I just finished this since I thought that my roomie-to-be and I would need some decs to brighten up our apartment. =)


----------



## Guccii (Jul 24, 2005)

That is Absolutely GORGEOUS!!! You are a wonderful artist!! Have you ever considered selling your work? How long did that take you?


----------



## Crazy Girly (Jul 24, 2005)

WOW!!Thats unbelivable 
	

	
	
		
		

		
		
	


	




!!!!Perfect


----------



## Sanne (Jul 24, 2005)

I agree, that's amazing!!! selling paintings of this quality can def. support a badass MACaddiction!!!


----------



## orodwen (Jul 24, 2005)

hey, that's great! it's great to see what others do for their artistic impulses (outside of makeup.) plumerias are such a nice subject, too.


----------



## Juneplum (Jul 24, 2005)

that is absolutely amazing! wow! u r very talented!!!


----------



## singinmys0ng (Jul 24, 2005)

wow I love that painting..would you ever be willing to sell some of your work?


----------



## Eye<3Colour (Jul 24, 2005)

very pretty. i wish i could paint like that! i have the visions in my head, but as soon as i get to canvas i freeze up and cant paint a thing. your very talented!!


----------



## Spam.n.Rice (Jul 24, 2005)

Awww thanks guys!  You know I never have considered selling any of my work.  Usually, either my mom keeps it or I give them away as gifts.  Hmm that sounds like a great idea since I could use some money for textbooks and makeup lol.


----------



## makeuplover (Jul 25, 2005)

oh my thats beautiful..so talented..did you use watercolors..cause it looks perfect...i cant stop staring at it


----------



## Onederland (Jul 25, 2005)

is that watercolors! Because i LOVE Watercolors, its the only thing i can paint with.


----------



## mac_obsession (Jul 25, 2005)

Wow!!! That is absolutely gorgeous!!! Great job, you have a LOT of talent!!!


----------



## Guccii (Jul 25, 2005)

If you ever decide to start selling,let me know- I would be interested!


----------



## Spam.n.Rice (Jul 25, 2005)

Yes this is watercolor.  lol onederland, that's the only thing I can paint with too!  I really would like to try acryllics though but I dunno when I could find the time to take lessons.

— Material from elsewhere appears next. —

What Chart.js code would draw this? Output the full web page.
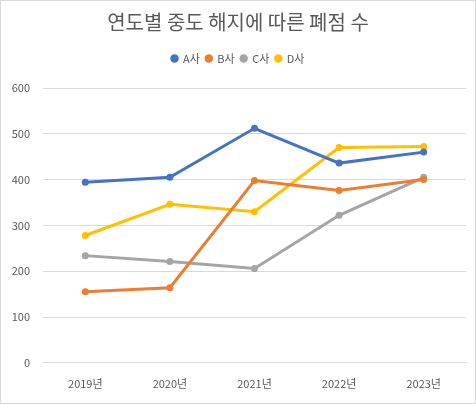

Guccii, I'll let you know whenever I'll start selling some.  I better come up with some sketches now! =D


----------



## iiifugaziii (Jul 27, 2005)

!! i really like that! really beautiful. I'm obsessed with blues/greens like those colors 
	

	
	
		
		

		
		
	


	




 you are really good!


----------



## Miss_MAC (Jul 29, 2005)

So pretty...i love plumerias..they smell so pretty! oh and  my grandpa did acrylics and painted on wood things. He made nutcrackers and a cute jewlery box for me lol. I'm sure u could find a class around ur area, i might do the same.


----------